Gerçekten de olacak şey değil ama oluyor! Son 24 gün içinde Manisa'da, üçüncü kez askerler toplu olarak zehirlendi. Unutanlar için hatırlatalım zehirlenme olayının ilki, 23 Mayıs 2017 de 1. Piyade Eğitim Tugay Komutanlığı Albay Arif Seyhun Kışlası'nda meydana geldi sonuç 1046 asker gıda zehirlenmesiyle hastaneye kaldırıldı.
Er Hüsnü Özel yaşamını kaybetti. Uzun yıllar sonra maalesef ilk defa böyle bir olay yaşandı.
Zehirlenme olayının İkincisi, 27 Mayıs 2017 Kırkağaç 6. Jandarma Komando Er Hüsnü Özel Eğitim Alayı'nda vuku buldu sonuç 70 asker gıda zehirlenmesiyle hastaneye kaldırıldı.
Ve zehirlenme olaylarının üçüncüsü 16 Haziran 2017'de Manisa General Seyfettin Çalbatur Kışlası 1. Piyade Er Eğitim Tugay Komutanlığı'nda meydana geldi gece yaklaşık 50 asker gıda zehirlenmesi belirtisiyle hastaneye gitti. Sonuç 731 asker zehirlenirken, tedavi edilen asker sayısının 3000'e ulaştığı söyleniyor!
Kesin olmamakla birlikte zehirlenmelerin nedeninin de yenilen yemeklerden olduğu tahmin ediliyor.
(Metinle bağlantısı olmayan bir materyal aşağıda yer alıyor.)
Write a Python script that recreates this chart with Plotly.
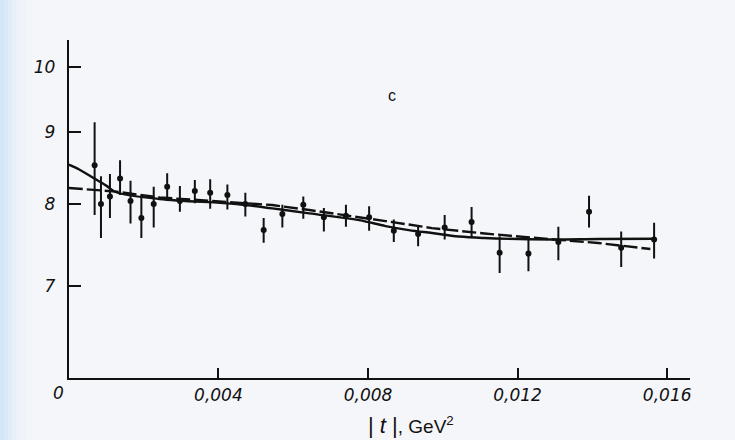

Yemekleri askeri kışlalar artık eskisi gibi kendisi hazırlamıyor büyük oranda hizmet alımı yolu ile özel şirketler aracılığı ile tedarik ediyor. Olayın ilginç tarafı burada başlıyor; bu zehirlenmelerin yaşandığı kışlalara ve onlarla birlikte Milli Savunma Bakanlığına bağlı Türkiye genelinde 12 büyük kışlaya daha yemek tedarikçiliği yapan firma aynı firma! Ve bu firma her nedense ilk zehirlenme olayından sonra da yemek tedariği yapmaya devam ediyor. Olacak şey değil dedik ya işte dediğimiz nokta burası. Askeri kural, emir komuta zinciri içinde ilk olay yaşandığı andan itibaren tedbir alıp sözleşmesi fesh edilmesi gereken firmanın sözleşmesinin 16 Haziran'daki üçüncü zehirlenme olayından sonra öğreniyoruz ki bugüne kadar sözleşmesi iptal edilmemiş hatta edilmediği gibi de yemek alınmaya her kışlada devam edilmiş! 15 Temmuz askeri darbe girişiminden sonra amiyane tabiriyle iyice gardı düşen kışlalarda neler oluyor sorgulamakta fayda var. Ciddi bir disiplin sorunu yaşandığı olayların yeteri kadar ciddiye alınmadığı ortada. Tahminen bu nedeninin altında sorumluluk alacak komutan bulunamaması gerekçesi yatıyor. Çünkü böyle bir durumda sorumluluk alacak komutanların başına ne geleceği belli değil. Birileri çıkıp 'Vay sen misin benim 15 yıllık destekçim olan firmanın sözleşmesini fesh eden' diyebilir. Hatta arkasından '15 Temmuz'da sen neredeydin?' tarzında arkasından ne geleceği bilinen imalı soruşturmalar araştırmalar başlayabilir. Şayet böyle bir şey yok sorumluluk konusunda yanılıyoruz diyelim o zamanda insan gerçekten merak ediyor bugüne kadar göz göre göre Milli Savunma Bakanlığı neden bir tedbir olarak bu firmayla yollarını ayırmadı? İlk zehirlenmelerde bir Erimiz hayatını kaybetti bu kez daha büyük bir felaket olsaydı vebalini ve sorumluluğunu kim taşıyacaktı?
Sonuçta sadece bir yemek olayı değildir bu yaşananlar uzun zamandır aklı selim düşünen taraflı tarafsız herkesin yaptığı uyarıların dikkate alınmayıp yandaş şirket zihniyetine yapılan yatırım olayıdır. Ve yaşananlarda artık bu zihniyetten vazgeçmek gerektiğinin göstergesidir. Görüldüğü gibi daha bir kaç yıl öncesine kadar ihtimal dahi vermeyeceğimiz askeri kışlalarda bile bu tarz olaylar üst üste gerçekleşiyorsa artık çoktandır çalan alarm zillerini duymak gerekiyor. Ve ciddiyetle konuyu ele almak gerekiyor. Aksi taktirde daha çok askerimizi insanımızı hastanelere taşımak zorunda kalırız!